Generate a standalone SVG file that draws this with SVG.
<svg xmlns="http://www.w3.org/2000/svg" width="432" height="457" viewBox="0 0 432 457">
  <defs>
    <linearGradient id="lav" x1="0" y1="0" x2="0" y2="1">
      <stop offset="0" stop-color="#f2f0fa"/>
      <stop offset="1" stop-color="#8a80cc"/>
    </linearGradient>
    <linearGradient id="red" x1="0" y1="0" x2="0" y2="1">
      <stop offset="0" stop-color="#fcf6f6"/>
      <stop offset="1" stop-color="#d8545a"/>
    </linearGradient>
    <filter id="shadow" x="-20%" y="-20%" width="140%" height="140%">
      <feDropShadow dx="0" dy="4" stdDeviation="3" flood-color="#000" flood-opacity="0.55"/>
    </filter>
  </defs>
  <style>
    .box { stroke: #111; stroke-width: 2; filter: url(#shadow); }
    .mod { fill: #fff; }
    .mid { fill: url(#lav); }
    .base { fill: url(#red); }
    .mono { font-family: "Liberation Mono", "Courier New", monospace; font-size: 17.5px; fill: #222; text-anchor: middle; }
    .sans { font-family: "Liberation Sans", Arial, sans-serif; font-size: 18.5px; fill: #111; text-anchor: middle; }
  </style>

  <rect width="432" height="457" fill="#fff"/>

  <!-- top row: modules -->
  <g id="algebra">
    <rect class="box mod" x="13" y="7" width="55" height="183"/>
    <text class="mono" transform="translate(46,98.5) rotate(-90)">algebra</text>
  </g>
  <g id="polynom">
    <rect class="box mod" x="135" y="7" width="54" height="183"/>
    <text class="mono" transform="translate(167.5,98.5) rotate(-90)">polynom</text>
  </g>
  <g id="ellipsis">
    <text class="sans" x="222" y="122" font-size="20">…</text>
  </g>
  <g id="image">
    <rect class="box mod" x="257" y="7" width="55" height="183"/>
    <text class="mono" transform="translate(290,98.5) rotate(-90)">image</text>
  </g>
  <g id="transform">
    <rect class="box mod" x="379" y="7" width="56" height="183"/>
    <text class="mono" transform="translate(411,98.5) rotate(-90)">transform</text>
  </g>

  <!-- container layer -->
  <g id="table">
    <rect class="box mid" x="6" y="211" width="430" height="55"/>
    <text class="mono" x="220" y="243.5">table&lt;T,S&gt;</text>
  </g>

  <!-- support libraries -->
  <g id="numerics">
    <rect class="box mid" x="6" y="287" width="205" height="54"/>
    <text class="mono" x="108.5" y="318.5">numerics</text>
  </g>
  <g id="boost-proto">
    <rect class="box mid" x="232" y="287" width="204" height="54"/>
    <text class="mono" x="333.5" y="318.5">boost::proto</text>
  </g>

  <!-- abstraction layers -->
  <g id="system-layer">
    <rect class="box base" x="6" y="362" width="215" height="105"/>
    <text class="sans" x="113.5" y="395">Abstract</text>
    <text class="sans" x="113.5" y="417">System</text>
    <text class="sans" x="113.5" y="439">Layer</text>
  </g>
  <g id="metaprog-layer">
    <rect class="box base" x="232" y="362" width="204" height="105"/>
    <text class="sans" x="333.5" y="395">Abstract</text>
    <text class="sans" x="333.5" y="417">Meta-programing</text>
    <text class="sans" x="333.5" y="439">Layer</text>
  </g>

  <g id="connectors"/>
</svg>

§

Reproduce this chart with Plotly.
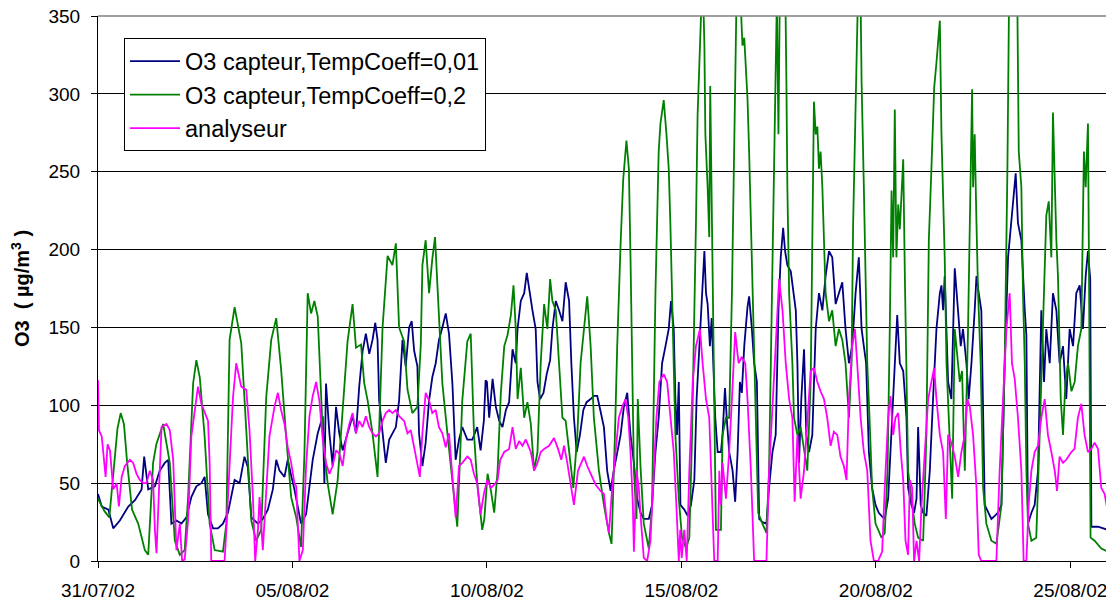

§

PROBLEM STATEMENT
Where a line holds "with", copy it out.

THE SOLUTION
Generate a standalone SVG file that draws this with SVG.
Reproduce this chart with Plotly.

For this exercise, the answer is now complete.